Friday, January 13, 2012
Present=Now and other Notes from the Inner Demon
Found a great book at the Library (NOW by Richard Singer Jr.) full of help with my 2012 PRESENT focus word. If I could only find some energy for life daily….(I will be sharing much I learn from this book!)
Dying from the inside out
Soul is heavy
Spirit is breathless
Heart is broken
Mind is warped
Is there any hope
God comforts the depressed. 11 Corinthians 7:6
Getting through the holiday my peaceful spirit is upset. My mind overflows with pathogens robbing me of all joy. God is there but my sight is dying. Taking a deep breath I barely live. Fear looms at me and I grasp for God’s hand to not go under. Scripture speaks to me but I must force it into my spirit. Prayers afford me a sounding board but my words feel like a failure.

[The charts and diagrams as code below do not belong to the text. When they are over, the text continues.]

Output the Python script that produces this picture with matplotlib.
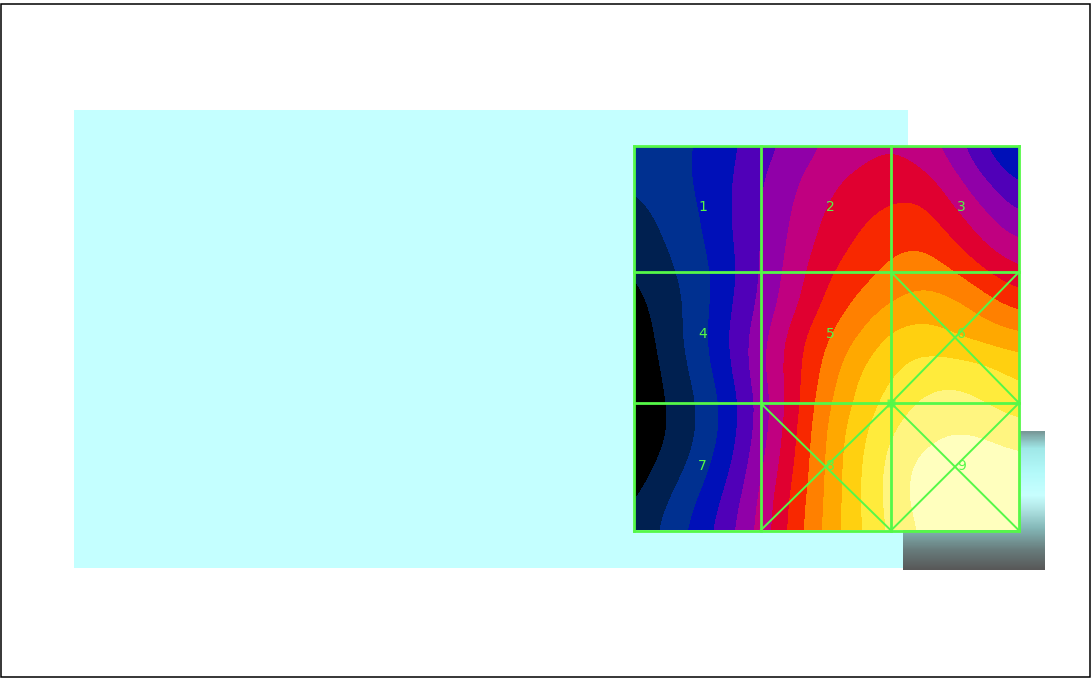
import numpy as np
import matplotlib
matplotlib.use("Agg")
import matplotlib.pyplot as plt
from matplotlib.colors import ListedColormap, BoundaryNorm, LinearSegmentedColormap
from matplotlib.patches import Rectangle

# sample positions of the contour field (pixels of the picture)
field_x = [634, 666, 698, 730, 762, 794, 826, 858, 890, 922, 955, 987, 1019]
field_y = [146, 178, 210, 242, 274, 306, 338, 370, 402, 434, 466, 498, 530]

field = [
    [2.4, 2.7, 3.0, 3.8, 4.6, 5.4, 6.1, 6.6, 6.9, 6.5, 5.4, 3.8, 2.6],
    [2.2, 2.6, 3.1, 3.9, 5.0, 5.85, 6.7, 7.25, 7.5, 7.3, 6.2, 4.85, 3.7],
    [1.7, 2.35, 2.95, 3.97, 5.1, 6.1, 7.1, 7.7, 8.15, 8.3, 7.0, 5.9, 4.8],
    [1.3, 2.05, 2.8, 3.9, 5.1, 6.35, 7.4, 8.15, 8.75, 8.85, 8.05, 6.75, 6.0],
    [0.95, 1.75, 2.55, 3.7, 5.2, 6.55, 7.9, 8.6, 9.3, 9.7, 9.05, 8.1, 7.15],
    [0.6, 1.5, 2.45, 3.95, 5.3, 6.85, 8.3, 9.3, 10.1, 10.5, 10.35, 9.45, 8.7],
    [0.3, 1.4, 2.6, 4.1, 5.75, 7.6, 8.95, 10.1, 11.35, 11.55, 11.0, 10.65, 10.2],
    [0.2, 1.15, 2.4, 3.9, 5.9, 7.7, 9.35, 11.05, 11.85, 12.45, 12.6, 12.3, 11.75],
    [0.2, 0.95, 2.05, 3.5, 5.5, 7.65, 9.85, 11.3, 12.4, 13.2, 13.35, 12.9, 12.3],
    [0.2, 0.9, 2.05, 3.55, 5.65, 7.9, 10.15, 11.7, 13.05, 13.7, 14.1, 13.95, 13.5],
    [0.4, 1.3, 2.45, 3.9, 6.0, 8.05, 10.2, 11.9, 13.4, 14.4, 14.6, 14.5, 14.35],
    [0.8, 1.9, 3.0, 4.4, 6.3, 8.4, 10.2, 12.0, 13.45, 14.55, 14.85, 14.85, 14.8],
    [1.2, 2.3, 3.4, 4.8, 6.45, 8.55, 10.3, 11.9, 13.25, 14.2, 14.7, 14.85, 14.85],
]
levels = list(range(16))
band_colors = [
    "#000000", "#002050", "#003090", "#0010b8", "#5000b8",
    "#9000a8", "#c00080", "#e00030", "#f82800", "#ff8000",
    "#ffa800", "#ffd010", "#ffeb3c", "#fff580", "#ffffbe",
]

# mesh of the nine cells
mesh_x = [633.5, 760.5, 891, 1019]
mesh_y = [145.5, 272, 403, 530.5]
crossed_cells = [(2, 1), (1, 2), (2, 2)]  # column, row
cell_labels = ["1", "2", "3", "4", "5", "6", "7", "8", "9"]
label_x = [702.5, 830, 961.5]
label_y = [207, 334.5, 465.5]

# backdrop shades, top to bottom of the grey block
block_stops = [0.0, 0.12, 0.30, 0.46, 0.55, 0.70, 0.86, 1.0]
block_colors = ["#789898", "#a0e8e8", "#b4fafa", "#c8ffff", "#b4e8e8", "#84b8b8", "#687c7c", "#585858"]

line_green = "#55f848"

fig = plt.figure(figsize=(10.91, 6.80), dpi=100, facecolor="white")
ax = fig.add_axes([0, 0, 1, 1])
ax.axis("off")

ax.add_patch(Rectangle((1, 3.5), 1089, 673, fill=False, ec="black", lw=1.1, zorder=1))
ax.add_patch(Rectangle((74, 110), 834, 458, fc="#c4ffff", ec="none", zorder=2))

block_cmap = LinearSegmentedColormap.from_list("block", list(zip(block_stops, block_colors)))
ax.imshow(
    np.linspace(0, 1, 140).reshape(-1, 1),
    cmap=block_cmap,
    extent=(903, 1045, 570, 431),
    aspect="auto",
    zorder=3,
)

# smooth bands: the field is resampled before the stepped colour scale is applied
cmap = ListedColormap(band_colors)
norm = BoundaryNorm(levels, cmap.N, clip=True)
half_x = (field_x[1] - field_x[0]) / 2
half_y = (field_y[1] - field_y[0]) / 2
im = ax.imshow(
    np.array(field),
    cmap=cmap,
    norm=norm,
    interpolation="bicubic",
    interpolation_stage="data",
    extent=(field_x[0] - half_x, field_x[-1] + half_x, field_y[-1] + half_y, field_y[0] - half_y),
    aspect="auto",
    zorder=4,
)
im.set_clip_path(
    Rectangle((mesh_x[0], mesh_y[0]), mesh_x[-1] - mesh_x[0], mesh_y[-1] - mesh_y[0], transform=ax.transData)
)

ax.set_xlim(0, 1091)
ax.set_ylim(680, 0)

for x in mesh_x:
    ax.plot([x, x], [mesh_y[0], mesh_y[-1]], color=line_green, lw=2.0, zorder=5, solid_capstyle="projecting")
for y in mesh_y:
    ax.plot([mesh_x[0], mesh_x[-1]], [y, y], color=line_green, lw=2.0, zorder=5, solid_capstyle="projecting")
for col, row in crossed_cells:
    x0, x1 = mesh_x[col], mesh_x[col + 1]
    y0, y1 = mesh_y[row], mesh_y[row + 1]
    ax.plot([x0, x1], [y0, y1], color=line_green, lw=1.4, zorder=5)
    ax.plot([x0, x1], [y1, y0], color=line_green, lw=1.4, zorder=5)

ax.plot(mesh_x[2], mesh_y[2], "s", color=line_green, ms=6, mec="none", alpha=0.8, zorder=5)

for i, text in enumerate(cell_labels):
    ax.text(
        label_x[i % 3],
        label_y[i // 3],
        text,
        color=line_green,
        fontsize=10,
        ha="center",
        va="center",
        zorder=6,
    )

fig.savefig("out.png", dpi=100)
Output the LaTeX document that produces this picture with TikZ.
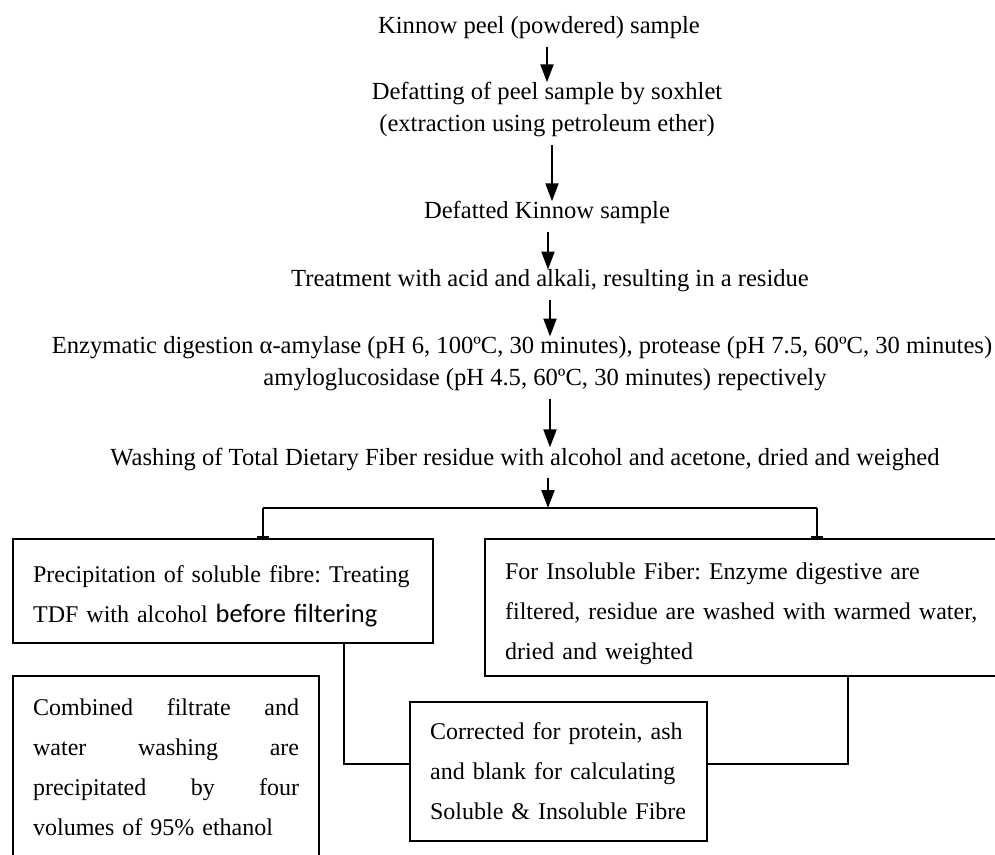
\documentclass[tikz,border=0pt]{standalone}
\usepackage{fontspec}
\setmainfont{Liberation Serif}
\newfontfamily\sansfont{Carlito}
\usetikzlibrary{arrows.meta}
\newcommand{\boxfont}{\fontsize{12}{20}\selectfont\frenchspacing\hyphenpenalty 10000\relax}
\newcommand{\toppad}{\rule{0pt}{14pt}}

\begin{document}
\begin{tikzpicture}[x=0.5pt,y=-0.5pt,
    stage/.style={inner sep=2pt,align=center,anchor=base,
      font=\fontsize{12.3}{16}\selectfont},
    box/.style={draw,line width=1.1pt,anchor=north west,inner xsep=10pt,
      inner ysep=0pt,align=left,font=\boxfont},
    arr/.style={line width=1.1pt,-{Triangle[width=6.5pt,length=9pt]},
      shorten <=1.5pt,shorten >=-2pt},
    link/.style={line width=1.1pt},
    tee/.style={line width=1.1pt,-{Bar[width=6pt]}}]
  \useasboundingbox (0,0) rectangle (995,855);
  \clip (0,0) rectangle (995,855);
  % main sequence (base = last line)
  \node[stage] (kinnow) at (539,34) {Kinnow peel (powdered) sample};
  \node[stage] (defat) at (547,132)
    {Defatting of peel sample by soxhlet\\(extraction using petroleum ether)};
  \node[stage] (defatted) at (547,219) {Defatted Kinnow sample};
  \node[stage] (treat) at (550,287)
    {Treatment with acid and alkali, resulting in a residue};
  \node[stage] (enzyme) at (522,386)
    {Enzymatic digestion α-amylase (pH 6, 100ºC, 30 minutes), protease (pH 7.5, 60ºC, 30 minutes)\\
     \hspace*{23pt}amyloglucosidase (pH 4.5, 60ºC, 30 minutes) repectively};
  \node[stage] (wash) at (525,465)
    {Washing of Total Dietary Fiber residue with alcohol and acetone, dried and weighed};
  \coordinate (forkL) at (263,508);
  \coordinate (forkM) at (548,508);
  \coordinate (forkR) at (817,508);
  % boxes
  \node[box,text width=190pt,minimum height=52pt] (soluble) at (12,538)
    {\toppad Precipitation of soluble fibre: Treating\\
     TDF with alcohol {\sansfont\fontsize{13.2}{20}\selectfont before filtering}};
  \node[box,text width=238pt,minimum height=68.5pt] (insoluble) at (484,538)
    {\toppad For Insoluble Fiber: Enzyme digestive are\\
     filtered, residue are washed with warmed water,\\
     dried and weighted};
  \node[box,text width=133pt,minimum height=91pt] (ethanol) at (12,675)
    {\makebox[133pt][s]{Combined\hfill filtrate\hfill and}\\
     \makebox[133pt][s]{water\hfill washing\hfill are}\\
     \makebox[133pt][s]{precipitated\hfill by\hfill four}\\
     volumes of 95\% ethanol};
  \node[box,text width=128.5pt,minimum height=69.5pt] (corrected) at (409,701)
    {Corrected for protein, ash\\and blank for calculating\\Soluble \& Insoluble Fibre};
  % arrows
  \foreach \a/\b/\x in {kinnow/defat/547,defat/defatted/552,defatted/treat/548,
      treat/enzyme/550,enzyme/wash/550}
    \draw[arr] (\a.south -| \x,0) -- (\b.north -| \x,0);
  \draw[arr,shorten >=0pt] (wash.south -| forkM) -- (forkM);
  \draw[link] (forkL) -- (forkR);
  \draw[tee] (forkL) -- (forkL |- soluble.north);
  \draw[tee] (forkR) -- (forkR |- insoluble.north);
  \draw[link] (soluble.south -| 344,0) |- ([yshift=4pt]corrected.west);
  \draw[link] (insoluble.south -| 848,0) |- ([yshift=4pt]corrected.east);
\end{tikzpicture}
\end{document}
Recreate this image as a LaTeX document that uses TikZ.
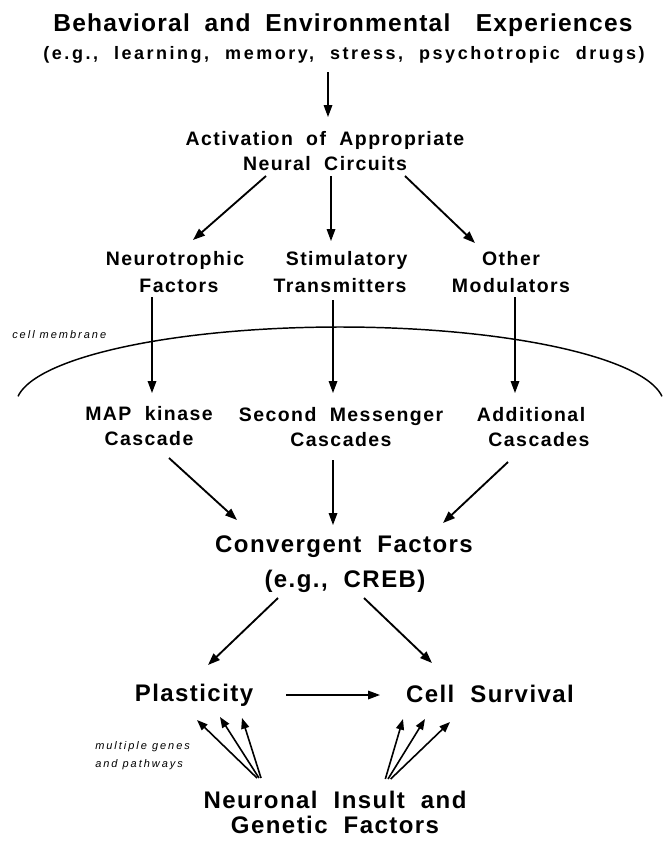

Friends and family try to support me but they do not understand my weary soul, fatigued sleepless body and hopeless spirit.
I guess I’ll hit bottom before I can rise from the ashes. I just don’t know if I’ll even make it to the bottom before my being gives up and gives into the demons all around me.
I tell myself just get through this breath, this one tick of the clock but it becomes increasingly difficult.
I know the problem has to do with worry over mom and dad. What will happen next? I still need to learn much to live this moment…and get through this one breath and heartbeat.